** Start of Extracted information **
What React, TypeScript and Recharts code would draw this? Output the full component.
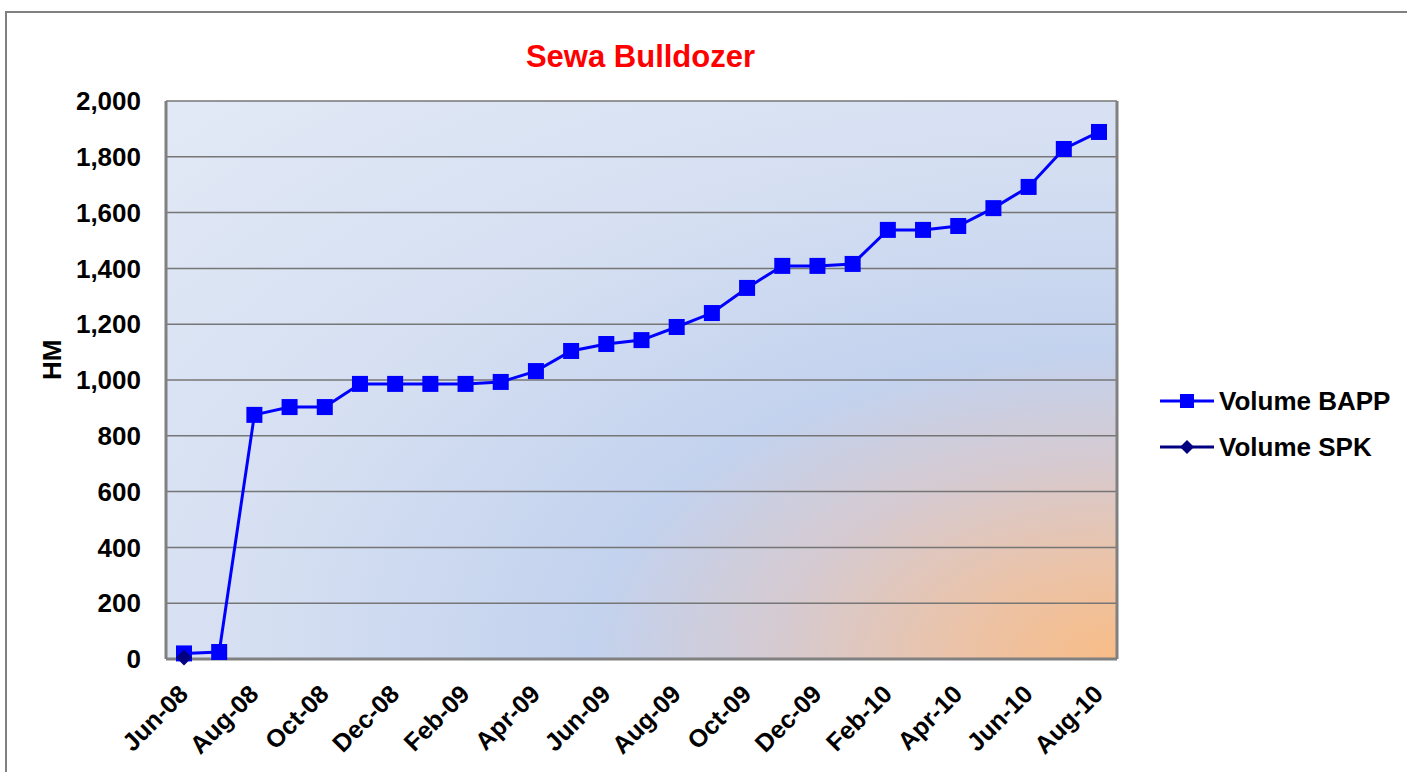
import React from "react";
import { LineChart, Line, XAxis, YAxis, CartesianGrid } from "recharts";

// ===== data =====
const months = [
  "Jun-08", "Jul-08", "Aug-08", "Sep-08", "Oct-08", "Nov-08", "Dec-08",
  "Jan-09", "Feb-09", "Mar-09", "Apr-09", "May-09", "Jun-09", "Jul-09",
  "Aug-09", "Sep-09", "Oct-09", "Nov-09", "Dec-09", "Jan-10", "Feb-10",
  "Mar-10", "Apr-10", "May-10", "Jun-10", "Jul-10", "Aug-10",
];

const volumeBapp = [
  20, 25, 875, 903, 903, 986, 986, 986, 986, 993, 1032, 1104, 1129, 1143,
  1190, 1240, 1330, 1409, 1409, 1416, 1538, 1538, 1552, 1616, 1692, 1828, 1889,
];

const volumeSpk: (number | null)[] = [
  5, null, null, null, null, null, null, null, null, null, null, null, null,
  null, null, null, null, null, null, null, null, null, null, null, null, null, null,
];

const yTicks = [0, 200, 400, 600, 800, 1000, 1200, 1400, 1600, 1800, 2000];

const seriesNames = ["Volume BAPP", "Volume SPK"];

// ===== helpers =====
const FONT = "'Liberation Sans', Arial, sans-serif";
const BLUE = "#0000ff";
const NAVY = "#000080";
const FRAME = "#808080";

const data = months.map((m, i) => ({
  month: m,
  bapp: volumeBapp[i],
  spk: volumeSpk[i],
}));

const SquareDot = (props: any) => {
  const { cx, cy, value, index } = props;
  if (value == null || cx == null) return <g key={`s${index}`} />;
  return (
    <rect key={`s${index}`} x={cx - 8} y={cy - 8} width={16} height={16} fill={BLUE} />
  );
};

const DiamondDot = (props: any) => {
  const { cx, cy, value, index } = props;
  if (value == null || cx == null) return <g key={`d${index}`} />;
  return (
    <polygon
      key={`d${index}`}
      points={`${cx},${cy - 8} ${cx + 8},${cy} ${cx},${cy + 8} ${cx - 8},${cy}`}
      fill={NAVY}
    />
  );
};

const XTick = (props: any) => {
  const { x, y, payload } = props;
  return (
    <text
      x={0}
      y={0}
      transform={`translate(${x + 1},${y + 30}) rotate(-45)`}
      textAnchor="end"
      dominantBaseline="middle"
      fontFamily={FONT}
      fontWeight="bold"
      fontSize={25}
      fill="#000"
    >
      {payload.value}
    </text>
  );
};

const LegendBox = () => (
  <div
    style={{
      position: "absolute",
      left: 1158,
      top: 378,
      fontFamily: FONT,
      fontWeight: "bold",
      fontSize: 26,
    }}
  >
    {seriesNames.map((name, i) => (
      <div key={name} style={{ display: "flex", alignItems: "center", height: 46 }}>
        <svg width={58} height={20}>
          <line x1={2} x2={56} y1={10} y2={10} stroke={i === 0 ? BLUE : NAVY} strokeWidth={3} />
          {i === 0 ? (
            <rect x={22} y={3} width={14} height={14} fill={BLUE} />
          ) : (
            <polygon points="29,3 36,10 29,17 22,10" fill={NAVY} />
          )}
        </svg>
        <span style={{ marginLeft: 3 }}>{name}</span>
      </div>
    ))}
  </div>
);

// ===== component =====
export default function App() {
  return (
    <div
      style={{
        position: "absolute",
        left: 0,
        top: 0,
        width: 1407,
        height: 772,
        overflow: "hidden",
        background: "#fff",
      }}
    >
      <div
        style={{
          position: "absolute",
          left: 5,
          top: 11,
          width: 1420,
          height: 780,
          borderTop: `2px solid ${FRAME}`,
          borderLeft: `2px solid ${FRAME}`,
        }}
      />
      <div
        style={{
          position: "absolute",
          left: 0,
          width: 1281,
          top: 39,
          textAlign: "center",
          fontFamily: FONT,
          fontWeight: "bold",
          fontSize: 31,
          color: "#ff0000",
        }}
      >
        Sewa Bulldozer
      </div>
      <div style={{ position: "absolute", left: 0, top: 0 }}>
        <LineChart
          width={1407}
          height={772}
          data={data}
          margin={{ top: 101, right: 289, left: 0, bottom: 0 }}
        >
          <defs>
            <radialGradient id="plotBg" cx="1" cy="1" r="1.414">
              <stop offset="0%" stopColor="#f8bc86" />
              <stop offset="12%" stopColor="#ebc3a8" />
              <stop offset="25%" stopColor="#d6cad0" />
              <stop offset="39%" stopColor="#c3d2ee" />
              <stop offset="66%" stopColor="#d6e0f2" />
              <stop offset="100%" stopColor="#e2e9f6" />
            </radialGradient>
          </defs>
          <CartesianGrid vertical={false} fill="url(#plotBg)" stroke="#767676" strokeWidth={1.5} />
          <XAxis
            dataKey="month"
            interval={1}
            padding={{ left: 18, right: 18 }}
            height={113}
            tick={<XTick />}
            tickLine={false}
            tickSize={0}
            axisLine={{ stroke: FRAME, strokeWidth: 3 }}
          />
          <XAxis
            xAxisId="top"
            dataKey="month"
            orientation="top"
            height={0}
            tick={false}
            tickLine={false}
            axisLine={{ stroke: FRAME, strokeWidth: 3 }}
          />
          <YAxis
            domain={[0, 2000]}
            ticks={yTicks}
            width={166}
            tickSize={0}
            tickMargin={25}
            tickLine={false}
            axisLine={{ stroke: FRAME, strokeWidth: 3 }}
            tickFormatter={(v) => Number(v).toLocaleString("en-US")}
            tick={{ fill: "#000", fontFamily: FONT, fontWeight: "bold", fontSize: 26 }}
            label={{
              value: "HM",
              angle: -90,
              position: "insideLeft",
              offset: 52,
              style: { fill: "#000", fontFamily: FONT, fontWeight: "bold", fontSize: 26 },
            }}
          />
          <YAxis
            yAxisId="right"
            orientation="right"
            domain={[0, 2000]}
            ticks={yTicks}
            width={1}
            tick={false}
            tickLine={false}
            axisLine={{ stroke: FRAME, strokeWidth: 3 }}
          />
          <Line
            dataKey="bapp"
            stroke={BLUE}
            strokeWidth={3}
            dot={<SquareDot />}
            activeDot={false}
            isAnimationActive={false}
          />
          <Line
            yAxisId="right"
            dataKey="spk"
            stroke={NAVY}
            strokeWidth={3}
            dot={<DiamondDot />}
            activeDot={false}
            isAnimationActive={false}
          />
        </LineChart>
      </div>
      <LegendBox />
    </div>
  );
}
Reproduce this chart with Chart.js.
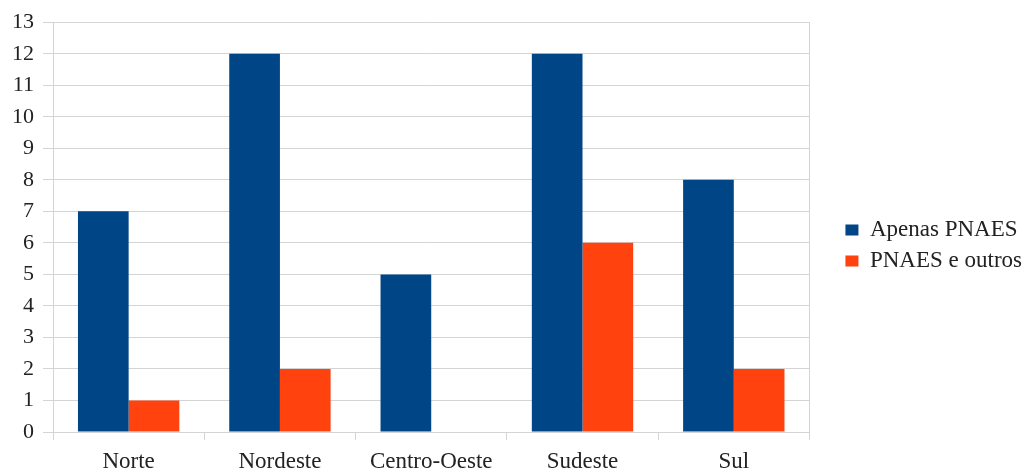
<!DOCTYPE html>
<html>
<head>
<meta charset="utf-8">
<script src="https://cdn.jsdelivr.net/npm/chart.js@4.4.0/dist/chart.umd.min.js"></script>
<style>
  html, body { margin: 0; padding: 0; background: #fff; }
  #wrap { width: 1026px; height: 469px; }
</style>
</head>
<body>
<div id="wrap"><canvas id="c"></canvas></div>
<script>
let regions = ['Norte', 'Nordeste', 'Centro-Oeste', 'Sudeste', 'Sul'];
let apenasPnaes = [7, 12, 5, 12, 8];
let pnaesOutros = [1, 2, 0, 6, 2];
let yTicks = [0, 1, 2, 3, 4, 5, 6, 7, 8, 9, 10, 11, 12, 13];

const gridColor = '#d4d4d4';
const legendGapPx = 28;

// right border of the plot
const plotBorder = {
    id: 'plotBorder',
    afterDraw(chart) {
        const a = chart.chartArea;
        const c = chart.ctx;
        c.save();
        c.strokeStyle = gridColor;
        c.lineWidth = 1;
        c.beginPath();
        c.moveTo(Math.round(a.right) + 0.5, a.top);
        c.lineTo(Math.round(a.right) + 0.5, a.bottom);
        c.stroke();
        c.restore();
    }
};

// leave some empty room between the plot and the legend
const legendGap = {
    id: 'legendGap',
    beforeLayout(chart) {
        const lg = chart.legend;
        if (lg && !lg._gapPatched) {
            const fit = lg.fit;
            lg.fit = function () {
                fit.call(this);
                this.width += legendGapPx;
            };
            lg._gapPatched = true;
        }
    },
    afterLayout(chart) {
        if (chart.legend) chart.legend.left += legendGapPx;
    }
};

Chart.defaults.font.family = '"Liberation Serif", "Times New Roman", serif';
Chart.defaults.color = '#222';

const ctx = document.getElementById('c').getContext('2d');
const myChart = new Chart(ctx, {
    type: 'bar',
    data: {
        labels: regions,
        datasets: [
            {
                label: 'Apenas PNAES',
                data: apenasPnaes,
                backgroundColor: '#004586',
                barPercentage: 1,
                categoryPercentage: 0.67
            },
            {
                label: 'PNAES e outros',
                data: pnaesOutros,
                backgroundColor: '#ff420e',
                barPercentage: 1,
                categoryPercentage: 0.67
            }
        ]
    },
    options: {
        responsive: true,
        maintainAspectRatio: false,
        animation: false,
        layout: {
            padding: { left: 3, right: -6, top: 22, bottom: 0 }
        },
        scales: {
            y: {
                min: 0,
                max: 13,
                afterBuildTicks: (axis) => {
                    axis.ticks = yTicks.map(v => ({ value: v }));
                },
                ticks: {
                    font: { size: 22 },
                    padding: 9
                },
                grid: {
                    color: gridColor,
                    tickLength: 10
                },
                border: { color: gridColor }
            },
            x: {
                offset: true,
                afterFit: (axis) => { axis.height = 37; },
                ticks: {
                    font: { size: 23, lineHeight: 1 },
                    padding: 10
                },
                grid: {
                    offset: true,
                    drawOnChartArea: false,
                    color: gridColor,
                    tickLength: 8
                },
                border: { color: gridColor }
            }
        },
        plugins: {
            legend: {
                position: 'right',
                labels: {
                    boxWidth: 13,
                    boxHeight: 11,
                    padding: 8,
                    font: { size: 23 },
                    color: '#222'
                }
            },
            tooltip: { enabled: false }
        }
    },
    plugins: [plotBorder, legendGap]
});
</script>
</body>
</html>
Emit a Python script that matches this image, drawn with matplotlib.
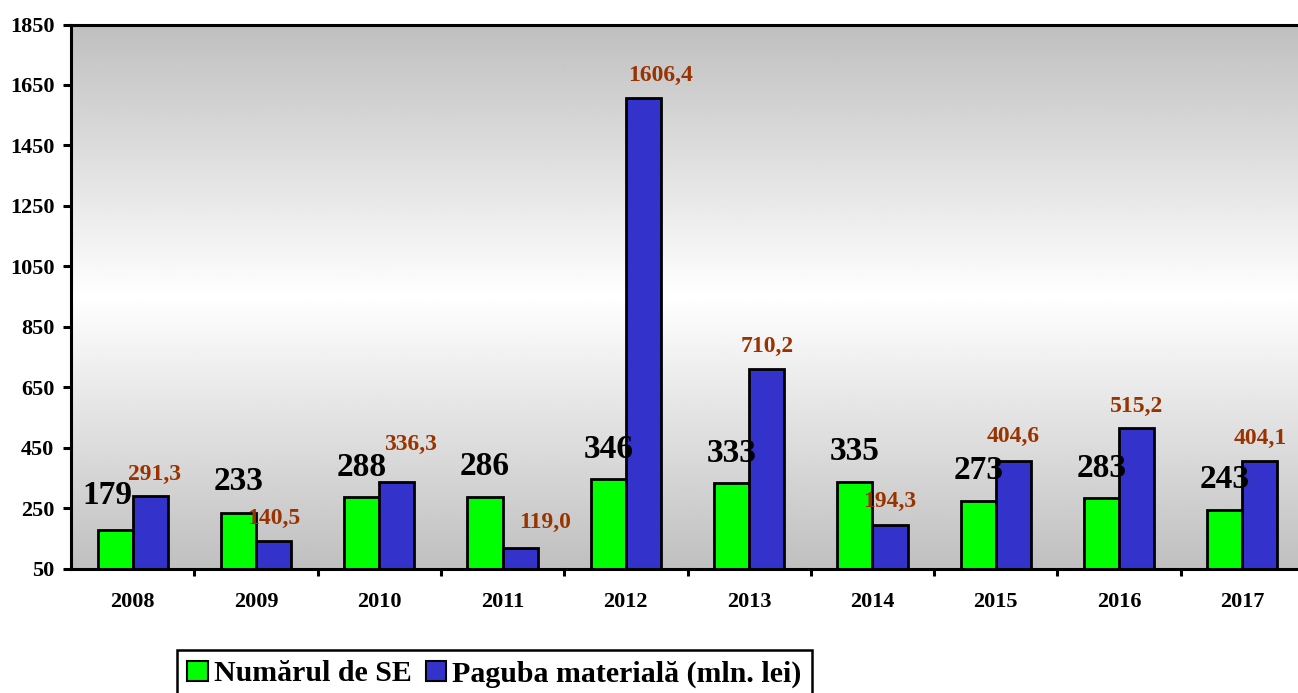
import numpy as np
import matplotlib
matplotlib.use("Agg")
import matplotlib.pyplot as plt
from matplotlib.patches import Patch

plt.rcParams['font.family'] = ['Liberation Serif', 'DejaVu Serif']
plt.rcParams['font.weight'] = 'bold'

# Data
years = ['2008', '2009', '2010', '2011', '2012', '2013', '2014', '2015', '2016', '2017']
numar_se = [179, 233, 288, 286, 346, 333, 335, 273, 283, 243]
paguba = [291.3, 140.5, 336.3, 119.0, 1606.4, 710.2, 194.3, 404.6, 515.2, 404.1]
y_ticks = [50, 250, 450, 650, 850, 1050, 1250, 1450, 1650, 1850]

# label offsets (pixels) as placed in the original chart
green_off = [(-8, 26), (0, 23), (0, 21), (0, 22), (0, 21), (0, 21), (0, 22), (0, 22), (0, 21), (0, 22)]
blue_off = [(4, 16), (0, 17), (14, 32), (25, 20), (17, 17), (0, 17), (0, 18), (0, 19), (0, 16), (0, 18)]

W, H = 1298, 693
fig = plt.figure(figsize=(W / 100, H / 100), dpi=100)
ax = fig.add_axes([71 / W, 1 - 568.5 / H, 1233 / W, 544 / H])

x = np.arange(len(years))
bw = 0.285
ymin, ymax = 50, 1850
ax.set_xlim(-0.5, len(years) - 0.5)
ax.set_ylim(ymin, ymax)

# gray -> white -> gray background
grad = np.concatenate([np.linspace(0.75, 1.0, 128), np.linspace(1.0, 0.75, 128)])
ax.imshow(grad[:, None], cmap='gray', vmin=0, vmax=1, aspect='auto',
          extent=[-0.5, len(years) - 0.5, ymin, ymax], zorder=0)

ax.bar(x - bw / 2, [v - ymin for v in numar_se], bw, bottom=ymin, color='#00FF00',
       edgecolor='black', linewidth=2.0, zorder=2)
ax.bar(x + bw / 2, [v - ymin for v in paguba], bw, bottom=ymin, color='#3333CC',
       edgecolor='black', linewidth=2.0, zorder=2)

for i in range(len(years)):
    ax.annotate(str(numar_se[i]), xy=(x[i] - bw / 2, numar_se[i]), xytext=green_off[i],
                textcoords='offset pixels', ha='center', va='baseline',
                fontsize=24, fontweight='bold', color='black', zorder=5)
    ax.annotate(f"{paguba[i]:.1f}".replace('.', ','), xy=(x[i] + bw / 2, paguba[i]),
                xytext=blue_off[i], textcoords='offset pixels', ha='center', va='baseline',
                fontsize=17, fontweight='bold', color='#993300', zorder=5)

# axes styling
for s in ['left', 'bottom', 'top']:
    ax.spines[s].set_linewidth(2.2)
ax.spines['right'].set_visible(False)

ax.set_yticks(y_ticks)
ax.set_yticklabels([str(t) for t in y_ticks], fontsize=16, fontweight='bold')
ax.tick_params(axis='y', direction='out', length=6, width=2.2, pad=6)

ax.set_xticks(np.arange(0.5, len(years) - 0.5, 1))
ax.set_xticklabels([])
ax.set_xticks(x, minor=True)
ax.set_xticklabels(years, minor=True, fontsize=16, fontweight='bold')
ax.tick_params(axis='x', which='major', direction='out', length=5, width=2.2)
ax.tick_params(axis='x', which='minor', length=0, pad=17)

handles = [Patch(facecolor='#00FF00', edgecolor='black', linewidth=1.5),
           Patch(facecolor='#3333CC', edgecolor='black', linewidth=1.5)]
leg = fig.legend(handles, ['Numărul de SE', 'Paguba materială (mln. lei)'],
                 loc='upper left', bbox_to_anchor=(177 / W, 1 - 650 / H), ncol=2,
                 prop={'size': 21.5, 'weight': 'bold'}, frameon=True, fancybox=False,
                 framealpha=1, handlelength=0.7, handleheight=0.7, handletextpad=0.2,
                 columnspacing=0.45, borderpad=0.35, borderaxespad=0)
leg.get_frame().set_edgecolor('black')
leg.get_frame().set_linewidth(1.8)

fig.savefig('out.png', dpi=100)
** End of Extracted information **
Take the stretch from the line containing "Emit a Python" through the line containing "plt.rcParams['font.weight'] = 'bold'" and reproduce it exactly, both ends included. Omit the pictures.

# Answer:
Emit a Python script that matches this image, drawn with matplotlib.
import numpy as np
import matplotlib
matplotlib.use("Agg")
import matplotlib.pyplot as plt
from matplotlib.patches import Patch

plt.rcParams['font.family'] = ['Liberation Serif', 'DejaVu Serif']
plt.rcParams['font.weight'] = 'bold'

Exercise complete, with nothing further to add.